Weir eyes record seventh after Paris win
A rejuvenated David Weir is in confident mood ahead of his bid for a record seventh title at the 2017 Virgin Money London Marathon on Sunday.
Weir is going for his seventh title in his 18th consecutive London appearance, something never achieved before in the history of the event.
It will not be easy for the Briton for he faces some of para-athletics’ finest racers, including reigning champion Marcel Hug, course record holder Kurt Fearnley and 10-time Boston Marathon winner Ernst van Dyk.
Weir announced his retirement from the track in January, but expressed a desire to continue competing on the road. It has given him another goal in athletics.
“London Marathon is the only event that gets me going,” said Weir. “I just love doing it – it’s been part of my life since I was eight.
“Since I’ve retired from the track, it’s been nice to concentrate on the road. I’m going to see how Sunday goes to see what I do next.”
The Surrey athlete last won the London Marathon in 2012, which turned out to be a memorable year. He excelled at the London 2012 Games, winning four gold medals, but was disappointed to miss out on adding to his titles at last year’s Paralympics in Rio.
Despite such set-backs and career decisions, Weir is still feared on the road, however, and two weeks ago the six-time Paralympic champion received a timely boost when he won the Paris Marathon in 1:29:25.
“Rio was not my best Games,” he says. “I was really happy with my performance and great to see where I am at, mentally.
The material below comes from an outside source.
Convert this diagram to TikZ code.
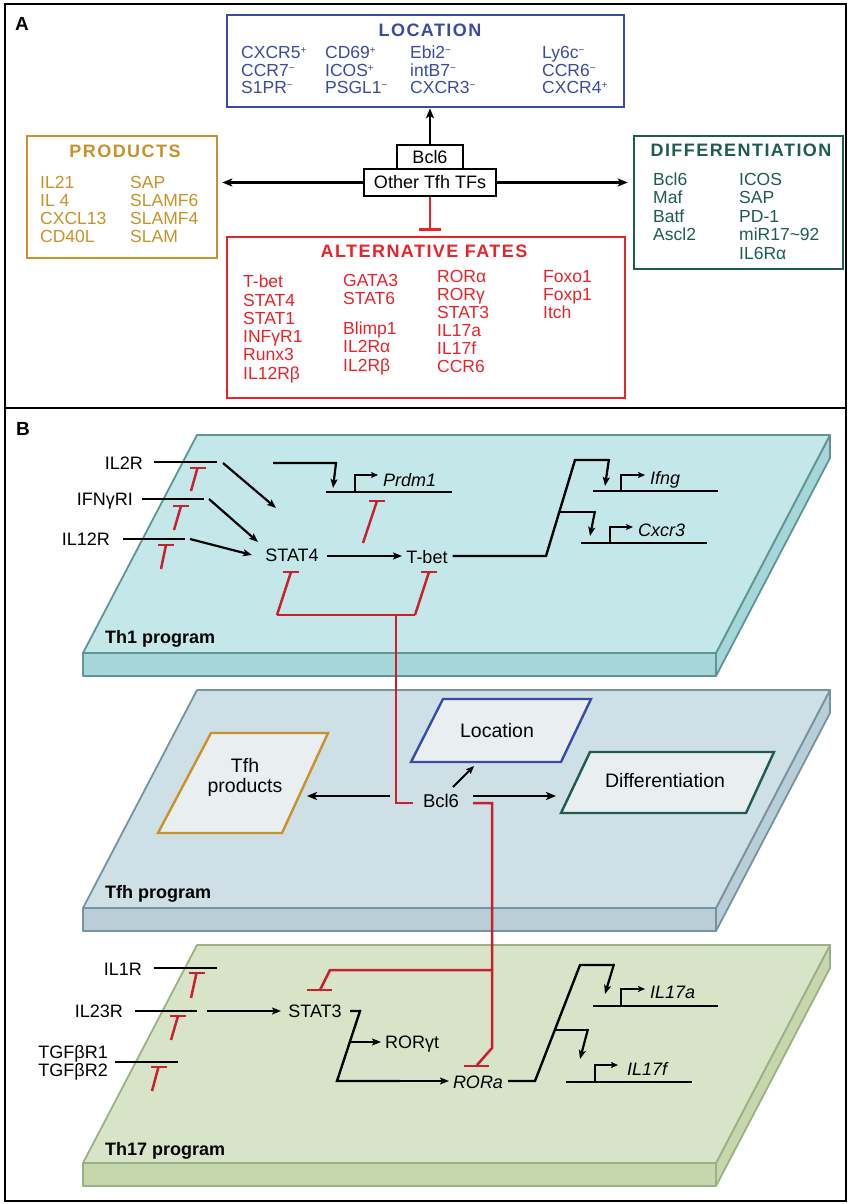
\documentclass[tikz,border=0pt]{standalone}
\usepackage{fontspec}
\setmainfont{Liberation Sans}
\newfontfamily\ttlfont{Liberation Sans}[LetterSpace=8]
\usetikzlibrary{arrows.meta}
\definecolor{locblue}{RGB}{59,75,165}
\definecolor{prodgold}{RGB}{200,146,43}
\definecolor{diffteal}{RGB}{30,92,82}
\definecolor{altred}{RGB}{232,36,43}
\definecolor{inhred}{RGB}{200,32,47}
\definecolor{thatop}{RGB}{196,232,234}
\definecolor{thaside}{RGB}{166,214,215}
\definecolor{thaedge}{RGB}{95,149,149}
\definecolor{tfhtop}{RGB}{206,223,229}
\definecolor{tfhside}{RGB}{185,206,215}
\definecolor{tfhedge}{RGB}{117,147,160}
\definecolor{thbtop}{RGB}{216,228,200}
\definecolor{thbside}{RGB}{198,215,174}
\definecolor{thbedge}{RGB}{156,176,131}
\definecolor{boxfill}{RGB}{233,238,240}
\newcommand\drawslab[4]{%
  \filldraw[fill=#3,draw=#4,line width=1.8pt,line join=round] (83,{#1+218}) -- (716,{#1+218}) -- (716,{#1+241}) -- (83,{#1+241}) -- cycle;
  \filldraw[fill=#3,draw=#4,line width=1.8pt,line join=round] (716,{#1+218}) -- (830,#1) -- (830,{#1+23}) -- (716,{#1+241}) -- cycle;
  \filldraw[fill=#2,draw=#4,line width=1.8pt,line join=round] (197,#1) -- (830,#1) -- (716,{#1+218}) -- (83,{#1+218}) -- cycle;
}
\newcommand\inhib[4]{%
  \draw[inh] ({#1-8},#2) -- ({#1+8},#2);
  \draw[inh] (#1,#2) -- (#3,#4);
}
\newcommand\sps[1]{\raisebox{0.55ex}{\fontsize{10}{10}\selectfont #1}}
\begin{document}
\begin{tikzpicture}[x=1pt,y=-1pt,
  txt/.style={inner sep=0pt, font=\fontsize{17.5}{18}\selectfont, anchor=base west},
  btxt/.style={inner sep=0pt, font=\fontsize{18}{20}\selectfont},
  gene/.style={inner sep=0pt, font=\fontsize{18}{20}\selectfont\itshape},
  ptxt/.style={inner sep=0pt, font=\fontsize{19.5}{20}\selectfont, align=center},
  ttl/.style={inner sep=0pt, font=\fontsize{18}{20}\ttlfont\bfseries},
  panel/.style={inner sep=0pt, font=\fontsize{19}{20}\selectfont\bfseries},
  prog/.style={inner sep=0pt, font=\fontsize{18}{20}\selectfont\bfseries, anchor=base west},
  abox/.style={draw, line width=2.6pt, inner sep=0pt},
  tfbox/.style={draw, line width=1.5pt, inner sep=0pt, font=\fontsize{18}{20}\selectfont, fill=white},
  arr/.style={line width=2.4pt, -{Stealth[length=10pt,width=8pt,inset=2.5pt]}},
  marr/.style={line width=2.2pt, -{Stealth[length=9pt,width=7pt,inset=2pt]}},
  sarr/.style={line width=2pt, -{Stealth[length=7pt,width=6pt,inset=1.5pt]}},
  wire/.style={line width=2.4pt},
  inh/.style={line width=2.5pt, inhred},
  pgram/.style={line width=2.4pt, fill=boxfill, line join=miter},
]
\useasboundingbox (0,0) rectangle (849,1204);
\fill[white] (0,0) rectangle (849,1204);
\draw[line width=2.5pt] (5,4) rectangle (846,1201);
\draw[line width=2.5pt] (5,408) -- (846,408);

% ---------------- Panel A ----------------
\node[panel] (labA) at (22,24) {A};

\node[abox, draw=locblue, minimum width=397pt, minimum height=92pt] (locbox) at (425.5,61) {};
\node[ttl, text=locblue] (loctitle) at (430,30) {LOCATION};
\foreach \t [count=\i] in {CXCR5\sps{+},CCR7\sps{−},S1PR\sps{−}}
  \node[txt, text=locblue] (locA\i) at (241,{59+17.5*(\i-1)}) {\t};
\foreach \t [count=\i] in {CD69\sps{+},ICOS\sps{+},PSGL1\sps{−}}
  \node[txt, text=locblue] (locB\i) at (325,{59+17.5*(\i-1)}) {\t};
\foreach \t [count=\i] in {Ebi2\sps{−},intB7\sps{−},CXCR3\sps{−}}
  \node[txt, text=locblue] (locC\i) at (410,{59+17.5*(\i-1)}) {\t};
\foreach \t [count=\i] in {Ly6c\sps{−},CCR6\sps{−},CXCR4\sps{+}}
  \node[txt, text=locblue] (locD\i) at (542,{59+17.5*(\i-1)}) {\t};

\node[abox, draw=prodgold, minimum width=190pt, minimum height=122pt] (prodbox) at (122,197) {};
\node[ttl, text=prodgold] (prodtitle) at (125,151) {PRODUCTS};
\foreach \t [count=\i] in {IL21,IL 4,CXCL13,CD40L}
  \node[txt, text=prodgold] (prodA\i) at (40,{188+18*(\i-1)}) {\t};
\foreach \t [count=\i] in {SAP,SLAMF6,SLAMF4,SLAM}
  \node[txt, text=prodgold] (prodB\i) at (130,{188+18*(\i-1)}) {\t};

\node[abox, draw=diffteal, minimum width=209pt, minimum height=133pt] (diffbox) at (738.5,202.5) {};
\node[ttl, text=diffteal] (difftitle) at (741,150) {DIFFERENTIATION};
\foreach \t [count=\i] in {Bcl6,Maf,Batf,Ascl2}
  \node[txt, text=diffteal] (diffA\i) at (653,{185+18.5*(\i-1)}) {\t};
\foreach \t [count=\i] in {ICOS,SAP,PD-1,miR17\char`~92,IL6Rα}
  \node[txt, text=diffteal] (diffB\i) at (739,{185+18.5*(\i-1)}) {\t};

\node[abox, draw=altred, minimum width=398pt, minimum height=161pt] (altbox) at (426,317.5) {};
\node[ttl, text=altred] (alttitle) at (424,251) {ALTERNATIVE FATES};
\foreach \t [count=\i] in {T-bet,STAT4,STAT1,INFγR1,Runx3,IL12Rβ}
  \node[txt, text=altred] (altA\i) at (243,{287.7+18.3*(\i-1)}) {\t};
\foreach \t [count=\i] in {GATA3,STAT6}
  \node[txt, text=altred] (altB\i) at (343,{286+18.5*(\i-1)}) {\t};
\foreach \t [count=\i] in {Blimp1,IL2Rα,IL2Rβ}
  \node[txt, text=altred] (altC\i) at (343,{334+18.5*(\i-1)}) {\t};
\foreach \t [count=\i] in {RORα,RORγ,STAT3,IL17a,IL17f,CCR6}
  \node[txt, text=altred] (altD\i) at (437,{282.7+18*(\i-1)}) {\t};
\foreach \t [count=\i] in {Foxo1,Foxp1,Itch}
  \node[txt, text=altred] (altE\i) at (543,{282.7+18*(\i-1)}) {\t};

\node[tfbox, minimum width=66pt, minimum height=24pt] (bcl6box) at (430,157) {Bcl6};
\node[tfbox, minimum width=132pt, minimum height=27pt] (otherbox) at (430,182.5) {Other Tfh TFs};
\draw[arr] (bcl6box.north) -- (bcl6box.north |- locbox.south);
\draw[arr, shorten >=4pt] (otherbox.west) -- (otherbox.west -| prodbox.east);
\draw[arr, shorten >=5pt] (otherbox.east) -- (otherbox.east -| diffbox.west);
\draw[line width=2.4pt, altred] (otherbox.south) -- ++(0,33) coordinate (inhA);
\draw[line width=2.8pt, altred] ([xshift=-11pt]inhA) -- ([xshift=11pt]inhA);

% ---------------- Panel B ----------------
\node[panel] (labB) at (23,429) {B};

\drawslab{435}{thatop}{thaside}{thaedge}
\drawslab{690}{tfhtop}{tfhside}{tfhedge}
\drawslab{945}{thbtop}{thbside}{thbedge}

\node[prog] (th1lab) at (105,643) {Th1 program};
\node[prog] (tfhlab) at (105,898) {Tfh program};
\node[prog] (th17lab) at (105,1155) {Th17 program};

% Th1 program
\node[btxt, anchor=base east] (il2r) at (143,469.5) {IL2R};
\node[btxt, anchor=base east] (ifngr) at (133,505.5) {IFNγRI};
\node[btxt, anchor=base east] (il12r) at (110,545.5) {IL12R};
\node[btxt, anchor=base] (stat4) at (292,561.5) {STAT4};
\node[btxt, anchor=base] (tbet) at (427,563.5) {T-bet};
\node[gene, anchor=base west] (prdm1) at (383,486.5) {Prdm1};
\node[gene, anchor=base west] (ifng) at (650,484.5) {Ifng};
\node[gene, anchor=base west] (cxcr3) at (638,536.5) {Cxcr3};

\draw[wire] (154,462) coordinate (il2rA) -- (217,462) coordinate (il2rB);
\draw[marr] (223,463) coordinate (il2rC) -- (276,508) coordinate (il2rD);
\draw[wire] (142,499) coordinate (ifnA) -- (204,499) coordinate (ifnB);
\draw[marr] (209,499) coordinate (ifnC) -- (258,542) coordinate (ifnD);
\draw[wire] (123,539) coordinate (il12A) -- (185,539) coordinate (il12B);
\draw[marr] (190,539) coordinate (il12C) -- (252,555) coordinate (il12D);
\draw[marr] (stat4.east |- 0,556) ++(8,0) -- (402,556);

\draw[marr] (273,463) coordinate (prA) -- (336,463) -- (333,488) coordinate (prB);
\draw[wire] (326,492) coordinate (prg1) -- (452,492) coordinate (prg2);
\draw[sarr] (355,493) -- (355,475) -- (378,475);

\draw[wire] (tbet.east |- 0,556) ++(5,0) coordinate (tbA) -- (546,556) -- (575,460) -- (609,460);
\draw[marr] (609,459) -- (605,486) coordinate (tbB);
\draw[wire] (593,491) coordinate (ifg1) -- (718,491) coordinate (ifg2);
\draw[sarr] (621,492) -- (621,475) -- (645,475);
\draw[wire] (559,512) coordinate (brA) -- (595,512);
\draw[marr] (595,511) -- (590,536) coordinate (brB);
\draw[wire] (581,543) coordinate (cxg1) -- (707,543) coordinate (cxg2);
\draw[sarr] (610,544) -- (610,527) -- (633,527);

\inhib{197.5}{468}{191}{491}
\inhib{181}{506}{174}{530}
\inhib{166}{545}{161}{569}
\inhib{377}{501}{363}{543}
\inhib{291}{572}{277}{615}
\inhib{429}{572}{415}{615}
\draw[inh, line join=miter] (277,615) -- (415,615);

% Tfh program
\filldraw[pgram, draw=prodgold] (211,733) -- (328,733) -- (282,833) -- (158,833) -- cycle;
\filldraw[pgram, draw=locblue] (443,699) -- (591,699) -- (561,762) -- (411,762) -- cycle;
\filldraw[pgram, draw=diffteal] (590,752) -- (774,752) -- (746,813) -- (561,813) -- cycle;
\node[ptxt] (tfhprod) at (245,777) {Tfh\\products};
\node[ptxt] (tfhloc) at (497,731) {Location};
\node[ptxt] (tfhdiff) at (665,781) {Differentiation};
\node[inner sep=0pt, font=\fontsize{18.5}{20}\selectfont] (bcl6) at (441,801) {Bcl6};
\draw[arr] (390,796) coordinate (bcA) -- (307,796);
\draw[arr] (473,796) coordinate (bcB) -- (556,796);
\draw[line width=2pt, -{Stealth[length=8pt,width=6.5pt,inset=1.5pt]}] (453,787) coordinate (bcC) -- (474,766);

\draw[inh, line join=miter] (396,615) -- (396,803) -- (413,803);
\draw[inh, line join=miter] (473,803) -- (492,803) -- (492,1048) -- (477,1065);
\draw[inh] (464,1066) -- (489,1066);
\draw[inh, line join=miter] (492,970) -- (330,970) -- (320,990);
\draw[inh] (307,990) -- (332,990);

% Th17 program
\node[btxt, anchor=base east] (il1r) at (142,975.5) {IL1R};
\node[btxt, anchor=base east] (il23r) at (123,1017.5) {IL23R};
\node[btxt, anchor=base east] (tgfb1) at (108,1058.5) {TGFβR1};
\node[btxt, anchor=base east] (tgfb2) at (108,1076.5) {TGFβR2};
\node[btxt, anchor=base] (stat3) at (315,1017.5) {STAT3};
\node[btxt, anchor=base west] (rorgt) at (385,1048.5) {RORγt};
\node[gene, anchor=base] (rora) at (478,1088.5) {RORa};
\node[gene, anchor=base west] (il17a) at (650,998) {IL17a};
\node[gene, anchor=base west] (il17f) at (627,1075) {IL17f};

\draw[wire] (154,968) coordinate (il1A) -- (217,968);
\draw[wire] (135,1011) coordinate (il23A) -- (197,1011);
\draw[marr] (207,1011) -- (281,1011);
\draw[wire] (115,1062) coordinate (tgA) -- (178,1062);

\draw[wire, line join=miter] (350,1011) -- (360,1011) -- (337,1081) -- (400,1081);
\draw[marr] (399,1081) -- (449,1081);
\draw[marr] (350,1042) -- (381,1042);

\draw[wire, line join=miter] (508,1081) -- (535,1081) -- (580,965) -- (614,965);
\draw[marr] (614,964) -- (605,994);
\draw[wire] (593,1006) -- (718,1006);
\draw[sarr] (621,1007) -- (621,989) -- (645,989);
\draw[wire] (555,1030) -- (588,1030);
\draw[marr] (588,1029) -- (580,1059);
\draw[wire] (566,1082) -- (692,1082);
\draw[sarr] (595,1083) -- (595,1065) -- (618,1065);

\inhib{196.5}{973}{191}{998}
\inhib{178}{1016}{171}{1040}
\inhib{158.5}{1067}{152}{1091}
\end{tikzpicture}
\end{document}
It has given me great confidence ahead of London.”
In 2015, Weir came close to taking a seventh title in 2015 but narrowly missed out to American Joshua George. Hug took the 2014 crown and was victorious in a sprint finish last year, beating Fearnley and Weir.
The 31-year-old won the Paralympic title in Rio and a month later claimed the Chicago Marathon followed by victory in New York in November. On Monday, in Boston, he was involved in a sprint to the finish with Van Dyk, clocking a world best time as he crossed the line first.
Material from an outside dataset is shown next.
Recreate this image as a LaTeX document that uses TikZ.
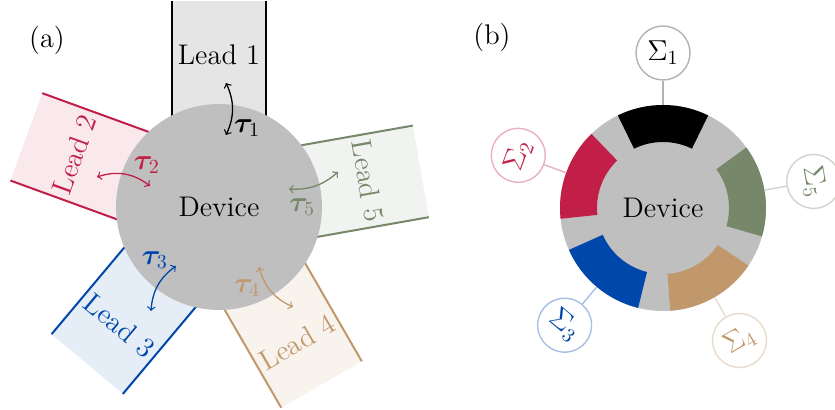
\documentclass[tikz,border=0pt]{standalone}
\usepackage{bm}
\definecolor{leadred}{RGB}{193,31,71}
\definecolor{leadblue}{RGB}{0,71,171}
\definecolor{leadtan}{RGB}{193,152,107}
\definecolor{leadgreen}{RGB}{118,135,106}
\begin{document}
\begin{tikzpicture}[
  x=0.5pt, y=0.5pt,
  every node/.style={font=\fontsize{14.2}{17}\selectfont},
  device/.style={circle, fill=gray!50, minimum size=103pt, inner sep=0pt},
  leadedge/.style={line width=1pt},
  tauarrow/.style={<->, line width=0.65pt},
  sigma/.style={circle, draw, line width=0.7pt, minimum size=27pt, inner sep=0pt, fill=white},
  sigline/.style={line width=0.7pt}
]
\useasboundingbox (-219,-203) rectangle (616,207);

% (a) leads
\begin{scope}[rotate=90]
  \fill[black!10] (0,-46.5) rectangle (206,46.5);
  \draw[leadedge, black] (0,46.5) -- (206,46.5) (0,-46.5) -- (206,-46.5);
\end{scope}
\begin{scope}[rotate=160]
  \fill[leadred!10] (0,-46.5) rectangle (205,46.5);
  \draw[leadedge, leadred] (0,46.5) -- (205,46.5) (0,-46.5) -- (205,-46.5);
\end{scope}
\begin{scope}[rotate=230]
  \fill[leadblue!10] (0,-46.5) rectangle (205,46.5);
  \draw[leadedge, leadblue] (0,46.5) -- (205,46.5) (0,-46.5) -- (205,-46.5);
\end{scope}
\begin{scope}[rotate=300]
  \fill[leadtan!12] (0,-46.5) rectangle (205,46.5);
  \draw[leadedge, leadtan] (0,46.5) -- (205,46.5) (0,-46.5) -- (205,-46.5);
\end{scope}
\begin{scope}[rotate=10]
  \fill[leadgreen!10] (0,-46.5) rectangle (205,46.5);
  \draw[leadedge, leadgreen] (0,46.5) -- (205,46.5) (0,-46.5) -- (205,-46.5);
\end{scope}

\node[device] (dev) at (0,0) {Device};

\node (l1) at (90:152) {Lead 1};
\node[rotate=70, text=leadred] (l2) at (160:154) {Lead 2};
\node[rotate=-40, text=leadblue] (l3) at (230:155) {Lead 3};
\node[rotate=30, text=leadtan] (l4) at (300:156) {Lead 4};
\node[rotate=-80, text=leadgreen] (l5) at (10:151) {Lead 5};

% exchange arrows
\coordinate (t1a) at (7,124);
\coordinate (t1b) at (7,72);
\coordinate (t2a) at (-122,30);
\coordinate (t2b) at (-69,21);
\coordinate (t3a) at (-43,-59);
\coordinate (t3b) at (-68,-104);
\coordinate (t4a) at (40,-60);
\coordinate (t4b) at (74,-100);
\coordinate (t5a) at (70,18);
\coordinate (t5b) at (119,35);
\draw[tauarrow] (t1a) to[bend left=25] (t1b);
\draw[tauarrow, leadred] (t2a) to[bend left=28] (t2b);
\draw[tauarrow, leadblue] (t3a) to[bend right=25] (t3b);
\draw[tauarrow, leadtan] (t4a) to[bend right=25] (t4b);
\draw[tauarrow, leadgreen] (t5a) to[bend right=22] (t5b);
\node (tau1) at (28,79) {$\bm{\tau}_1$};
\node[text=leadred] (tau2) at (-72,42) {$\bm{\tau}_2$};
\node[text=leadblue] (tau3) at (-64,-53) {$\bm{\tau}_3$};
\node[text=leadtan] (tau4) at (28,-81) {$\bm{\tau}_4$};
\node[text=leadgreen] (tau5) at (83,0) {$\bm{\tau}_5$};

\node (pa) at (-172,167) {(a)};

% (b) self-energies
\begin{scope}[shift={(444,-1)}]
  \node[device] (ring) at (0,0) {Device};
  \fill[black] (64:103) arc[start angle=64, end angle=116, radius=103] -- (116:66) arc[start angle=116, end angle=64, radius=66] -- cycle;
  \fill[leadred] (134:103) arc[start angle=134, end angle=186, radius=103] -- (186:66) arc[start angle=186, end angle=134, radius=66] -- cycle;
  \fill[leadblue] (204:103) arc[start angle=204, end angle=256, radius=103] -- (256:66) arc[start angle=256, end angle=204, radius=66] -- cycle;
  \fill[leadtan] (274:103) arc[start angle=274, end angle=326, radius=103] -- (326:66) arc[start angle=326, end angle=274, radius=66] -- cycle;
  \fill[leadgreen] (344:103) arc[start angle=344, end angle=396, radius=103] -- (36:66) arc[start angle=396, end angle=344, radius=66] -- cycle;

  \coordinate (r1) at (90:103);
  \coordinate (r2) at (160:103);
  \coordinate (r3) at (230:103);
  \coordinate (r4) at (300:103);
  \coordinate (r5) at (10:103);
  \node[sigma, draw=black!30] (s1) at (90:155) {$\Sigma_1$};
  \node[sigma, draw=leadred!35, text=leadred, rotate=70] (s2) at (160:154) {$\Sigma_2$};
  \node[sigma, draw=leadblue!35, text=leadblue, rotate=-40] (s3) at (230:153) {$\Sigma_3$};
  \node[sigma, draw=leadtan!35, text=leadtan, rotate=30] (s4) at (300:153) {$\Sigma_4$};
  \node[sigma, draw=leadgreen!35, text=leadgreen, rotate=-80] (s5) at (10:153) {$\Sigma_5$};
  \draw[sigline, black!30] (s1) -- (r1);
  \draw[sigline, leadred!35] (s2) -- (r2);
  \draw[sigline, leadblue!35] (s3) -- (r3);
  \draw[sigline, leadtan!35] (s4) -- (r4);
  \draw[sigline, leadgreen!35] (s5) -- (r5);
\end{scope}

\node (pb) at (273,170) {(b)};

\end{tikzpicture}
\end{document}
“I had an incredible year in 2016,” said Hug, “but I needed to take a break after New York. It allowed me to come back strong in Boston.”
At 44, Van Dyk may be considered a veteran but he is still among the top finishers in major marathons.
He retired from his other sport, handcycling, after winning gold in Rio, and went back to full-time work. He had to settle for second in Boston on Monday behind Hug, and is yet to win in London despite racing here 12 times.
“The body’s holding up OK, but after Rio I was dead and had a really bad time in New York,” said van Dyk. “I got back into it in January, but it was tough to balance full-time work, a family and training.”
The father of two touched on the theme of the 2017 London Marathon when he talked of his own #ReasonToRun. “It’s all about a healthy body and mind,” he said. “Racing motivates me to get up in the morning.”
Fearnley has won most major marathons in the world, apart from Boston, although he was fourth there on Monday, more than two minutes behind Hug.
The 36-year-old won the London title in 2009 and 2013 and was second last year behind the Swiss athlete.
“Getting older means I know my body more,” said Fearnley. “I felt good during Boston but it was a bit of a time trial. I’m hoping Sunday will be better.”
George is also among in Sunday’s line-up, as well as this year’s surprise Tokyo champion, Sho Watanbe, and the 2010 London winner, Josh Cassidy.
The weather, road surface and tactics could be just as important as form on Sunday when the British crowd will no doubt be backing Weir for a seventh victory.
“It’s a challenging marathon,” said Weir. “But the finish is the best bit.”